Find the radius of convergence of the Power series $$1+z+\frac{z^2}{2^2}+\frac{z^3}{3!}+\frac{z^4}{2^4}+\frac{z^5}{5!}\cdots $$
Put the series in the form
$$\left[1+\frac{z^2}{2^2}+\frac{z^4}{2^4}+\cdots\right]+\left[z+\frac{z^3}{3!}+\frac{z^5}{5!}+\cdots\right] =\left[\sum_{n=0}^\infty\frac{z^{2n}}{2^{2n}}\right] +\sinh(z)$$ The radius of convergence of the $1$st series is $4$ and, since $-\infty<\sinh(z)<\infty$, the radius of convergence of the given series is $4$.
Is my approach right?
Your approach is in the right direction.
The first series $\displaystyle\sum_{n=0}^\infty\frac{z^{2n}}{2^{2n}}$ has radius of convergence 2 - try the root test for example, while the second one has infinite radius of convergence. Thus their sum has radius of convergence equal to 2.

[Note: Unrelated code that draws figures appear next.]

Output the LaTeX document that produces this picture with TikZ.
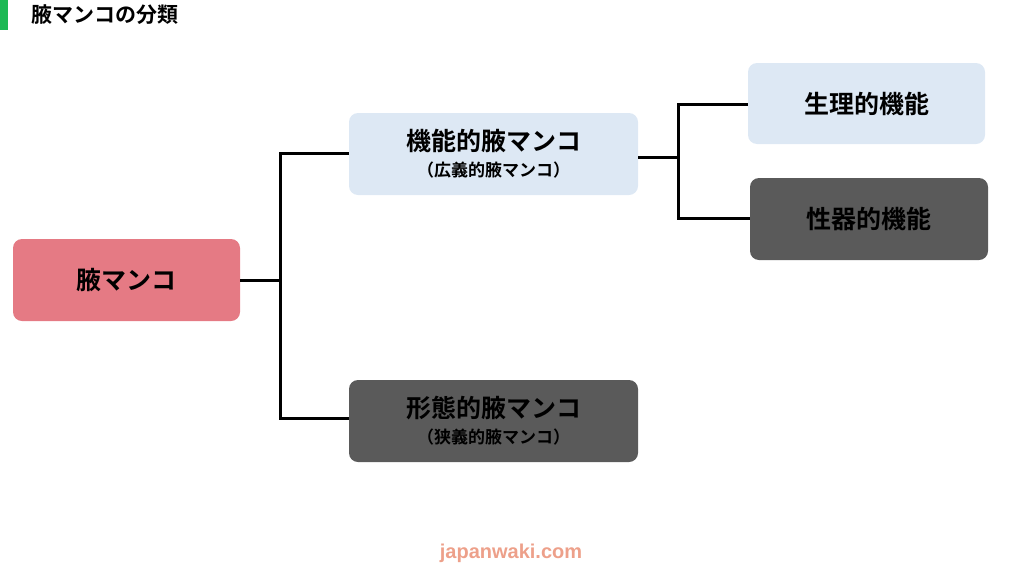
\documentclass[tikz,border=0pt]{standalone}
\usepackage{fontspec}
\newfontfamily\cjk{Noto Sans CJK JP Bold}
\newfontfamily\sans{Liberation Sans}
\definecolor{pinkc}{HTML}{E57A84}
\definecolor{lightc}{HTML}{DDE8F4}
\definecolor{darkc}{HTML}{5A5A5A}
\definecolor{greenc}{HTML}{1DB954}
\definecolor{footc}{HTML}{EDA08A}
\begin{document}
\begin{tikzpicture}[x=1pt,y=-1pt,
  box/.style={rounded corners=9pt,minimum height=82pt,inner sep=0pt,align=center,font=\cjk\fontsize{25}{30}\selectfont,text=black},
  link/.style={line width=3pt,black}]
\useasboundingbox (0,0) rectangle (1024,576);
\fill[greenc] (0,0) rectangle (8,30);
\node[anchor=west,font=\cjk\fontsize{21}{24}\selectfont] (title) at (28,15) {腋マンコの分類};
\node[box,fill=pinkc,minimum width=227pt] (root) at (126.5,280) {腋マンコ};
\node[box,fill=lightc,minimum width=289pt] (func) at (493.5,154) {機能的腋マンコ\\[-4pt]{\fontsize{17}{20}\selectfont（広義的腋マンコ）}};
\node[box,fill=darkc,minimum width=289pt] (form) at (493.5,421) {形態的腋マンコ\\[-4pt]{\fontsize{17}{20}\selectfont（狭義的腋マンコ）}};
\node[box,fill=lightc,minimum width=237pt,minimum height=81pt] (phys) at (866.5,103.5) {生理的機能};
\node[box,fill=darkc,minimum width=238pt] (sex) at (869,219) {性器的機能};
\coordinate (j1) at (280,280);
\coordinate (j2) at (678,157);
\draw[link] (root.east) -- (j1);
\draw[link] (func.west |- 0,153) -| (j1) |- (form.west |- 0,418);
\draw[link] (func.east |- 0,157) -- (j2);
\draw[link] (phys.west |- 0,104) -| (j2) |- (sex.west |- 0,218);
\node[font=\sans\bfseries\fontsize{20}{24}\selectfont,text=footc] (foot) at (511,553) {japanwaki.com};
\end{tikzpicture}
\end{document}
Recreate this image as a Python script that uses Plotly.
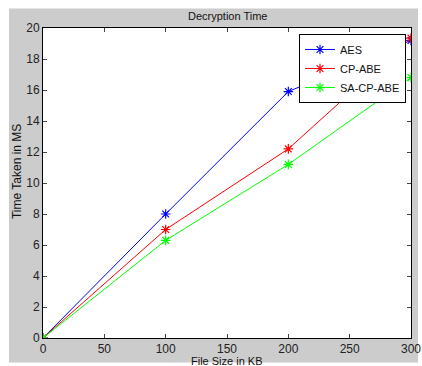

Root test for $\{a_n\}_{n\in\mathbb N}$, where $$ a_n=\left\{\begin{array}{lll} 2^{-n} & \text{if} & \text{$n$ even}, \\ 0 & \text{if} & \text{$n$ odd}, \end{array}\right. $$ is $$ \limsup \lvert a_n\rvert^{1/n}=\frac{1}{2}, $$ and hence radius of convergence$=2$.
Note that $\displaystyle\sum_{n=0}^\infty\frac{z^{2n}}{2^{2n}}=\sum_{n=0}^\infty a_nz^n$.